By the very definition Pollan gives, none of those are food, they are lab concoctions that have been invented in the last few generations. Like the advice given about McDonalds by all the doctors and nutritionists in Super Size Me, a healthy person should never eat them.

When Pollan says "eat food", he means "real" things that exist naturally. [Note 1]

He also introduces the "grandma test" which is to say you shouldn't eat anything your grandma wouldn't recognize as food. A glass of black fizzy liquid sugar? no. Drink water.

[Note 1] I often think about this like the periodic table. Many of the elements that have been on the table forever (low atomic numbers) can be found just lying around on the ground (Gold, Copper, etc.). They are "real".

Almost all the ones added in the last few decades (nihonium, moscovium, tennessine) (high atomic numbers) never exist naturally and must be concocted in a lab under extremely specific circumstances. Often they only exist for a fraction of a second. They are "fake".

Can you find an Apple, spinach, meat or fish out in nature? Yes - that's "real" food.

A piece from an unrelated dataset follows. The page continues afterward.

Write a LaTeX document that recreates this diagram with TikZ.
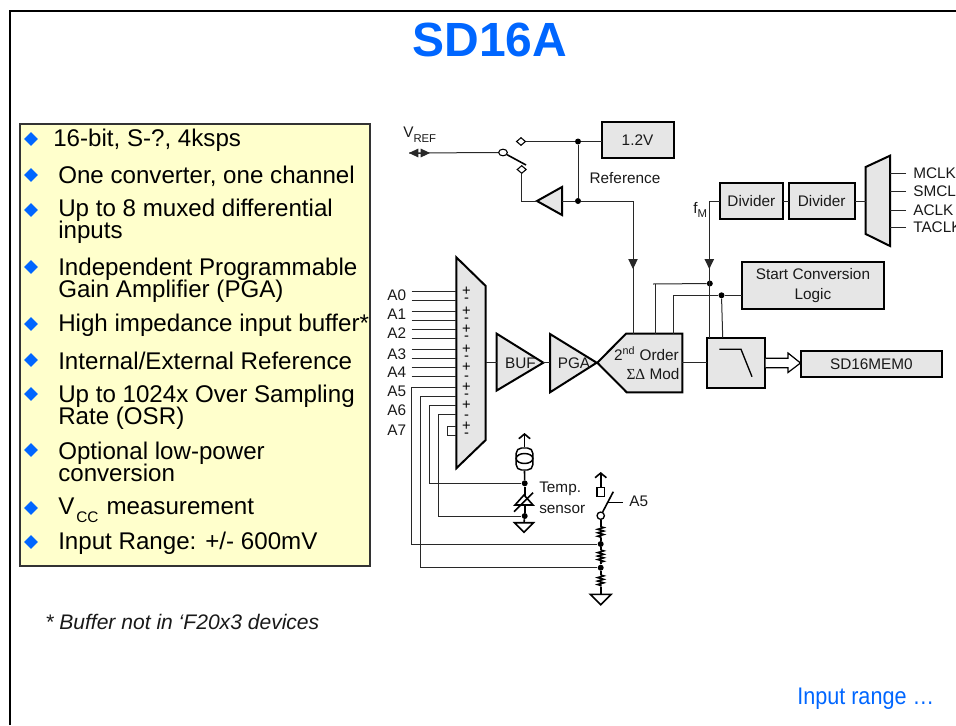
\documentclass[tikz,border=0pt]{standalone}
\usepackage{fontspec}
\setmainfont{Liberation Sans}
\newfontfamily\symfont{Liberation Serif}
\usetikzlibrary{positioning,arrows.meta,shapes.geometric,decorations.pathmorphing}
\definecolor{titleblue}{RGB}{0,102,255}
\definecolor{notecolor}{RGB}{255,255,204}
\definecolor{blockcolor}{RGB}{230,230,230}
\definecolor{wirecolor}{RGB}{40,40,40}
\definecolor{inkcolor}{RGB}{25,25,25}
\def\tightlines{\setlength{\lineskiplimit}{-20pt}}

\begin{document}
\begin{tikzpicture}[
  x=0.75pt,y=-0.75pt,
  wire/.style={line width=0.75pt,draw=wirecolor},
  thickwire/.style={line width=1.2pt,draw=black},
  block/.style={fill=blockcolor,draw=black,line width=1.5pt,outer sep=0pt,inner sep=0pt,align=center,font=\fontsize{11.5}{15}\selectfont,text=inkcolor},
  shapeblock/.style={fill=blockcolor,draw=black,line width=1.5pt,line join=miter},
  labelnode/.style={inner sep=0pt,font=\fontsize{11.5}{15}\selectfont,text=inkcolor},
  signnode/.style={inner sep=0pt,font=\fontsize{11}{11}\selectfont,text=black},
  featnode/.style={inner sep=0pt,anchor=west,align=left,font=\fontsize{18.1}{16.5}\selectfont\tightlines,text=black},
  bulletnode/.style={diamond,aspect=1,fill=titleblue,inner sep=0pt,minimum width=10.5pt,minimum height=10.5pt},
  dotnode/.style={circle,fill=black,inner sep=0pt,minimum size=4.5pt},
  contact/.style={diamond,aspect=1.2,draw=black,fill=white,line width=0.8pt,inner sep=0pt,minimum width=7pt,minimum height=6pt},
  pole/.style={ellipse,draw=black,fill=white,line width=0.8pt,inner sep=0pt,minimum width=6.5pt,minimum height=5pt},
  arr/.style={-{Triangle[length=7.5pt,width=7pt]},wire},
  chevron/.style={-{Straight Barb[length=3.5pt,width=8.5pt]},thickwire},
  res/.style={thickwire,decorate,decoration={zigzag,segment length=2.6pt,amplitude=2.2pt}},
]
\useasboundingbox (0,0) rectangle (956,725);

% Helper macros
\def\subtxt#1{\raisebox{-3.5pt}{\fontsize{8.5}{8.5}\selectfont #1}}
\def\groundsym#1#2#3#4{%
  % #1=name, #2=x, #3=top y, #4=half width
  \coordinate (#1) at (#2,#3);
  \draw[thickwire,fill=white,line join=miter] (#2-#4,#3) -- (#2+#4,#3) -- (#2,#3+#4) -- cycle;
}

% --- FRAME + TITLE ---
\draw[line width=1.6pt] (10,725) -- (10,11) -- (956,11);
\node[inner sep=0pt,font=\fontsize{36}{36}\bfseries\selectfont,text=titleblue] (title) at (490,40) {SD16A};

% --- FEATURE LIST ---
\node[fill=notecolor,draw=black!80,line width=1.4pt,inner sep=0pt,outer sep=0pt,minimum width=262.5pt,minimum height=331.5pt,anchor=north west] (notes) at (20,124) {};
\foreach \n/\y in {1/139,2/175,3/210,4/267,5/324,6/360,7/394,8/450,9/508,10/542} {
  \node[bulletnode] (bull\n) at (31,\y) {};
}
\node[featnode] (feat1) at (53,140) {16-bit, S-?, 4ksps};
\node[featnode] (feat2) at (58,176) {One converter, one channel};
\node[featnode] (feat3) at (58,221.5) {Up to 8 muxed differential\\inputs};
\node[featnode] (feat4) at (58,280) {Independent Programmable\\Gain Amplifier (PGA)};
\node[featnode] (feat5) at (58,325) {High impedance input buffer*};
\node[featnode] (feat6) at (58,361) {Internal/External Reference};
\node[featnode] (feat7) at (58,407) {Up to 1024x Over Sampling\\Rate (OSR)};
\node[featnode] (feat8) at (58,461.5) {Optional low-power\\conversion};
\node[featnode] (feat9) at (58,510) {V\kern1.5pt\raisebox{-6pt}{\fontsize{11.5}{11.5}\selectfont CC}\kern1pt\ measurement};
\node[featnode] (feat10) at (58,543) {Input Range: +/- 600mV};

\node[inner sep=0pt,anchor=west,font=\fontsize{15.8}{16}\itshape\selectfont,text=inkcolor] (foot) at (45,622) {* Buffer not in ‘F20x3 devices};
\node[inner sep=0pt,anchor=west,text=titleblue] (nextup) at (797,699) {\scalebox{0.9}[1]{\fontsize{18}{20}\selectfont Input range …}};

% --- REFERENCE ---
\node[block,minimum width=54pt,minimum height=27pt,anchor=north west] (ref) at (601.5,122) {1.2V};
\node[labelnode] (reflab) at (625,178) {Reference};
\node[labelnode,anchor=west] (vreflab) at (403,135) {V\subtxt{REF}};
\node[dotnode] (jtop) at (578,141.5) {};
\node[dotnode] (jbot) at (578,201) {};
\node[contact] (cup) at (521,141.5) {};
\node[contact] (cdn) at (521.7,169.5) {};
\node[pole] (swc) at (503,152.5) {};
\coordinate (vrefl) at (409,153);
\coordinate (vrefm) at (419.5,153);
\coordinate (vrefr) at (430,153);
\coordinate (lever) at (526,165);
\coordinate (refturn) at (633,201);
\coordinate (bufkneel) at (521.7,201);
\draw[shapeblock] (537,201) coordinate (rbuftip) -- (562,187) -- (562,215) -- cycle;
\coordinate (rbufin) at (562,201);
\draw[wire] (vrefl) -- (swc);
\draw[-{Triangle[length=7pt,width=6.5pt]},wire] (vrefm) -- (vrefl);
\draw[-{Triangle[length=7pt,width=6.5pt]},wire] (vrefm) -- (vrefr);
\draw[thickwire] (swc) -- (lever);
\draw[wire] (cup) -- (jtop) -- (ref.west |- jtop);
\draw[wire] (jtop) -- (jbot);
\draw[wire] (cdn) -- (bufkneel) -- (rbuftip);
\draw[wire] (rbufin) -- (jbot) -- (refturn);

% --- INPUT MUX ---
\draw[shapeblock] (456.3,257.3) -- (485.7,286) -- (485.7,440) -- (456.3,468.3) -- cycle;
\coordinate (muxout) at (485.7,362.7);
\foreach \n/\y in {0/295,1/314.7,2/332.7,3/354,4/372.3,5/391.7,6/410,7/430} {
  \node[labelnode,anchor=west] (lblA\n) at (387,\y) {A\n};
}
\foreach \n/\y in {0/291,1/300,2/311,3/320,4/329,5/338,6/349.3,7/358.3,8/367.3,9/376.3} {
  \coordinate (insrc\n) at (411.7,\y);
  \coordinate (indst\n) at (456.3,\y);
  \draw[wire] (insrc\n) -- (indst\n);
}
\foreach \s/\y in {+/291.7,-/300.7,+/311.7,-/320.7,+/329.3,-/338,+/349.3,-/358.7,+/367.3,-/378,+/387.3,-/396,+/405.3,-/417.3,+/426,-/435} {
  \node[signnode] at (466.5,\y) {\s};
}
\draw[wire] (456.3,426) -- (447.3,426) -- (447.3,435) -- (456.3,435);

% --- BUF, PGA, MODULATOR ---
\draw[shapeblock] (496.7,333.7) -- (543.3,362.7) -- (496.7,390.5) -- cycle;
\draw[shapeblock] (550,334) -- (596.7,362.7) -- (550,392.3) -- cycle;
\draw[shapeblock] (597.3,362.7) -- (626,333.7) -- (682.3,333.7) -- (682.3,392.3) -- (626.7,392.3) -- cycle;
\coordinate (bufin) at (496.7,362.7);
\coordinate (bufout) at (543.3,362.7);
\coordinate (pgain) at (550,362.7);
\coordinate (modout) at (682.3,362.7);
\coordinate (modref) at (633,333.7);
\coordinate (modclk) at (655.3,333.7);
\coordinate (modstart) at (673.3,333.7);
\node[labelnode] (buflab) at (520.5,363) {BUF};
\node[labelnode] (pgalab) at (574,363) {PGA};
\node[labelnode] (modlab1) at (646.5,353.5) {2\textsuperscript{nd} Order};
\node[labelnode] (modlab2) at (653,374) {{\symfont ΣΔ} Mod};
\draw[wire] (muxout) -- (bufin);
\draw[wire] (bufout) -- (pgain);
\draw[wire] (refturn) -- (modref);
\draw[arr] (refturn) -- (633,269);

% --- CLOCK PATH ---
\node[block,minimum width=47pt,minimum height=27pt,anchor=north west] (div1) at (720,183) {Divider};
\node[block,minimum width=49.5pt,minimum height=27pt,right=4.5pt of div1] (div2) {Divider};
\draw[shapeblock] (865.7,167) -- (890,155.7) -- (890,246) -- (865.7,234) -- cycle;
\coordinate (clkout) at (865.7,201);
\foreach \n/\y/\t in {1/173.7/MCLK,2/191.7/SMCLK,3/210/ACLK,4/227.7/TACLK} {
  \node[labelnode,anchor=west] (clk\n) at (913,\y) {\t};
  \coordinate (clksrc\n) at (906,\y);
  \draw[wire] (clksrc\n) -- (890,\y);
}
\draw[wire] (div1) -- (div2);
\draw[wire] (div2) -- (clkout);
\node[labelnode,anchor=west] (fmlab) at (693,210) {f\subtxt{M}};

% --- START CONVERSION + FILTER ---
\node[block,minimum width=106pt,minimum height=35.5pt,anchor=north west] (start) at (742.3,261.7) {Start Conversion\\Logic};
\node[block,minimum width=44pt,minimum height=38pt,anchor=north west] (filter) at (706.7,337.7) {};
\node[block,minimum width=106pt,minimum height=19pt,anchor=north west] (mem) at (800.7,351.3) {SD16MEM0};
\draw[line width=1pt] (719.3,349.3) -- (741,349.3) -- (752,376.7);
\coordinate (fmtop) at (709.3,201);
\coordinate (fmend) at (709.3,337.7);
\coordinate (clkstub) at (653,284);
\coordinate (clkknee) at (655.3,284);
\node[dotnode] (jclk) at (709.8,283.5) {};
\node[dotnode] (jstart) at (721.5,295.3) {};
\draw[wire] (div1) -- (fmtop);
\draw[wire] (fmtop) -- (fmend);
\draw[arr,line width=1pt] (fmtop) -- (709.3,269);
\draw[wire] (modclk) -- (clkknee);
\draw[wire] (clkstub) -- (jclk);
\draw[wire] (modstart) -- (673.3,295.3) -- (jstart) -- (start.west |- jstart);
\draw[wire] (jstart) -- (722.7,337.7);
\draw[wire] (modout) -- (filter.west |- modout);
\draw[line width=0.9pt,line join=miter,fill=white] (765.5,358.3) -- (788,358.3) -- (788,353) -- (800.5,363) -- (788,372.5) -- (788,367.7) -- (765.5,367.7);

% --- TEMP SENSOR ---
\node[draw=black,line width=1.1pt,rounded corners=4pt,inner sep=0pt,minimum width=12.5pt,minimum height=16.5pt] (csrc) at (524.5,459) {};
\node[ellipse,draw=black,line width=1.1pt,inner sep=0pt,minimum width=12.5pt,minimum height=7.5pt] (csrcin) at (524.5,458.5) {};
\node[dotnode] (jan) at (524.7,483.3) {};
\node[dotnode] (jcat) at (524.7,516) {};
\coordinate (csup) at (524.5,433);
\draw[chevron] (csrc.north) -- (csup);
\draw[thickwire] (csrc.south) -- (jan);
\draw[thickwire] (jan) -- (jcat);
\draw[thickwire,fill=white,line join=miter] (524,495) -- (515,505) -- (533,505) -- cycle;
\draw[thickwire] (514,511.7) -- (533,492.7);
\groundsym{gndt}{524}{522.7}{9.5}
\draw[thickwire] (jcat) -- (gndt);
\node[labelnode,anchor=west] (templab1) at (539,489) {Temp.};
\node[labelnode,anchor=west] (templab2) at (539,509) {sensor};
\draw[wire] (indst0 |- 414.7,414.7) -- (438.7,414.7) -- (438.7,516) -- (jcat);
\draw[wire] (indst0 |- 405.7,405.7) -- (429.7,405.7) -- (429.7,483.3) -- (jan);

% --- A5 DIVIDER ---
\node[pole,line width=1pt,minimum width=5.5pt,minimum height=5.5pt] (swa) at (600.7,515.7) {};
\node[draw=black,line width=1.1pt,fill=white,inner sep=0pt,minimum width=5.5pt,minimum height=6.5pt] (swb) at (600.7,492) {};
\node[labelnode,anchor=west] (a5lab) at (629,501.7) {A5};
\node[dotnode] (jr1) at (600.7,544) {};
\node[dotnode] (jr2) at (600.7,567.7) {};
\coordinate (a5up) at (600.7,472);
\coordinate (leverb) at (613.3,491.7);
\coordinate (markl) at (608.3,502.3);
\coordinate (markr) at (622.7,502.3);
\groundsym{gnda}{600.7}{594.3}{10.5}
\draw[chevron] (swb.north) -- (a5up);
\draw[thickwire] (swa) -- (leverb);
\draw[thickwire] (markl) -- (markr);
\foreach \a/\b/\ya/\yb in {swa/jr1/526.7/538.3,jr1/jr2/550/563.3,jr2/gnda/575/586.7} {
  \coordinate (ra) at (600.7,\ya);
  \coordinate (rb) at (600.7,\yb);
  \draw[thickwire] (\a) -- (ra);
  \draw[res] (ra) -- (rb);
  \draw[thickwire] (rb) -- (\b);
}
\draw[wire] (indst0 |- 387.3,387.3) -- (411.7,387.3) -- (411.7,544) -- (jr1);
\draw[wire] (indst0 |- 396.7,396.7) -- (420.7,396.7) -- (420.7,567.7) -- (jr2);

\end{tikzpicture}
\end{document}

Can you find Doritos or coke out in nature? No - that's not food.


This feels like an overly complex response to a statement that's intentionally simple though.

The whole point of Pollan's statement is to have simple guidelines that ignore optimizations in favor of directionally good flexibility, which makes me feel like Lustig either misses Pollan's point, or just believes in a completely different philosophy.